Taking a page out of one of the only books that I actually managed to finish (short attention span) — “How to Measure Anything” by Douglas Hubbard, “Anything can be measured. If a thing can be observed in any way at all, it lends itself to some type of measurement method. No matter how “fuzzy” the measurement is, it’s still a measurement if it tells you more than you knew before. And those very things most likely to be seen as immeasurable are, virtually always, solved by relatively simple measurement methods.”
The methods below each provide insights that simple sentiments cannot. They add a unique piece to the puzzle, in the hopes of being able to decipher more than what we already know.
Benchmarking is the easiest way to provide context to any situation. It is quick, simple, and often provides a fresh perspective to any issue. Benchmarking against yourself provides quantifiable, actionable measurement of who, what, where, why and how the sentiment/numbers shift across time periods.
*Sample Chart 3 – Benchmarking and monitoring shifts in sentiments across the first half (H1) and second half (H2) of the year. Insights can be drawn from reasons for these shifts, as well as how competitors have shifted.
Another way to benchmark is to compare your issues to those at a national level.
*Sample Chart 4 – What are netizens talking about on a national level. A potential “crisis” regarding healthcare on 18-Oct is still considerably low compared to issues regarding transport operations and cost of essential services.
2. Key message analysis
Going back to the objectives of publicity efforts — whether the public is aligned with the organization’s communications objectives. Objective-based measurement can be performed by tagging social media comments that are relevant to one’s intended communications messages through machine learning and topic modeling. For organizations with multiple communications messages, such an analysis could also help to determine the various messages that have been satisfied or need to be emphasized in future collaterals.
*Sample chart 5 – Key message analysis (hypothetical comms messages) across mainstream and social media. Identify gaps and leverage on opportunities.
3. Segmentation studies
Segmentation studies were typically the hallmark of traditional market research. They require deep diving into personas of each stakeholder group to identify their motivations. However, they are expensive and slow to react. Often taking months to produce actionable findings due to the data gathering process.
In any given day, there are 3.2 billion likes and comments on Facebook, 500 million tweets and 100 million mentions on Weibo. With the sheer amount of diverse conversations available on social media, using social media data for segmentation studies is the next frontier.
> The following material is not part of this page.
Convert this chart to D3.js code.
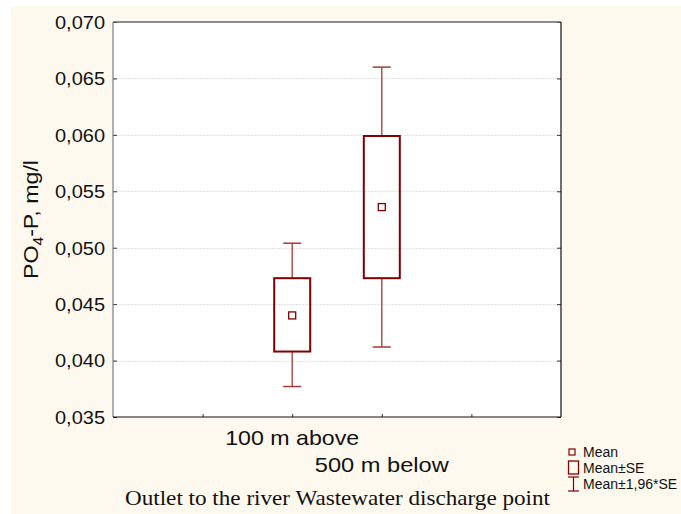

Being cheap, accessible and quick to react to any new situation — you just need to know where to find the data you need.
At the most basic level, how we use segmentation study for measurement of success is to segment and subsequently, compare the percentage of proponents, as well as detractors towards the organization. This helps management cut through the noise and the spammers, by providing actionable data on unique users and their demographics. Done on a half-yearly or yearly basis, this allows an organization to look at the change in percentage of netizens who are for, and against them, and the reasons for this shift.
Going deeper, understanding the psychographics and demographics of each segment allows for a data-driven approach to drive their communications/marketing efforts, maximizing their ROI through knowing (i) who to target; (ii) what are they interested in; (iii) why do they behave this way; (iv) where can you find them; and (v) how to target them.
*Chart 6, sample segmentation output. Comparing segment size of each segments.
To close, changing the way an organization has been measuring social media success is going to be a slow and painful process. But just like companies are slowly moving away from PR/AVE in measuring mainstream media performance, in favor of more effective methods, it’s time we do the same for social media.